François Saint Bris, president of the Château du Clos Lucé and Parc Leonardo da Vinci, has plans to turn the house and grounds into a cultural theme park, devoted not to just Leonardo but all the achievements and figures of the Renaissance from Shakespeare to Machiavelli. M. Saint Bris commissioned the robot lion from Mr Boaretto as a way of explaining the range and versatility of the artist's talents.

"Leonardo was, as well as everything else, a kind of George Lucas of the early 16th century," M. Saint Bris said in an interview. "His special effects were legendary."

The Leonardo da Vinci and France exhibition at Clos Lucé has brought off another coup. Four original Leonardo sketches, drawn at the château in the artist's final years, have been allowed out of the Gallerie dell'Accademia in Venice for the first time and have returned to the place where they were created. There are also reproductions of other celebrated Da Vinci drawings from the Royal collection in Britain, including a sketch of the royal château at Amboise seen from the artist's bedroom at Clos Lucé.

The French king François I – great rival of England's Henry VIII – brought Leonardo to France in 1516 as court painter, philosopher and architect but also as court mécanicien or engineer. The ageing Italian master was paid 700 gold crowns a year. He was given the new Château du Clos Lucé as his home and instructed to "think, work and dream".

Contemporary accounts of Leonardo's mechanical lion, or lions, are somewhat confused but he appears to have designed at least three. In around 1509, he created a robot lion for the triumphal entry to Milan of the previous French king, Louis XII. This could rear on its hind legs and present lilies – the French royal symbol – but it could not walk. The second lion, designed just before Da Vinci moved to Clos Lucé, could walk under is own power and move its head. It was presented to François I when he visited Lyons in 1515. When the king stepped forward and tapped the lion with his sword, its body opened and presented him with lilies.

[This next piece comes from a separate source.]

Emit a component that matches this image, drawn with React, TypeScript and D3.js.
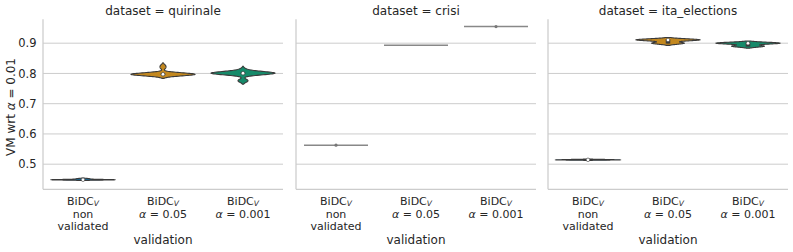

The second Leonardo lion may, accidentally, have changed the course of art history. King François I was so impressed that he invited Leonardo to come to France the following year. The artist arrived by mule, carrying with him several paintings, including the Mona Lisa, which remains in France until this day.

The lion presented this summer is based on descriptions of a third animal, designed in 1517 when Leonardo was at Clos Lucé. Despite the many notebooks and scraps of paper left behind by Leonardo – including plans for a mechanical knight – there is no surviving description of how the walking lion walked.

Carlo Pedretti, the eminent Leonardo scholar who has overseen the exhibition, wrote: "The irony of the whole thing is that there is not a single hint in Leonardo's manuscripts of this (which may be his) greatest technological invention... Imagine to have a lion walk. This is top technology!"

The automaton-maker Boaretto has studied other Leonardo manuscripts, including the artist's many advanced studies of how to improve the mechanism of clocks. "My big problem was to try to get inside Leonardo's mind and to try think as he might have thought, based on the technology which existed or that he envisaged in his sketches for other machines," M. Boaretto said.

"Leonardo's big problem was to give such a heavy machine – 50 or 60 kilos – enough power in one motor in a limited space to walk forward and to move its head and tail."

The technology which M. Boaretto concluded that Leonardo used to solve this conundrum involved a complex meshing of gears, pulleys, chains, wheels, pendulums and axles. The pendulum technology looked forward to the early 17th century and the axle – which makes the lion's legs move – presages methods not fully developed until the late 18th and 19th centuries.

The reborn lion is wound up by a large crank, or key, in a chamber on its right side. The Clos Lucé handyman, Fabrice Madier, is called away from his work in the grounds to turn this handle whenever visitors request to see the lion walk. Once fully wound, the animal shuffles forward for up to ten paces, twirls its tail, rotates its head and displays its fangs: a spectacle fit for a king.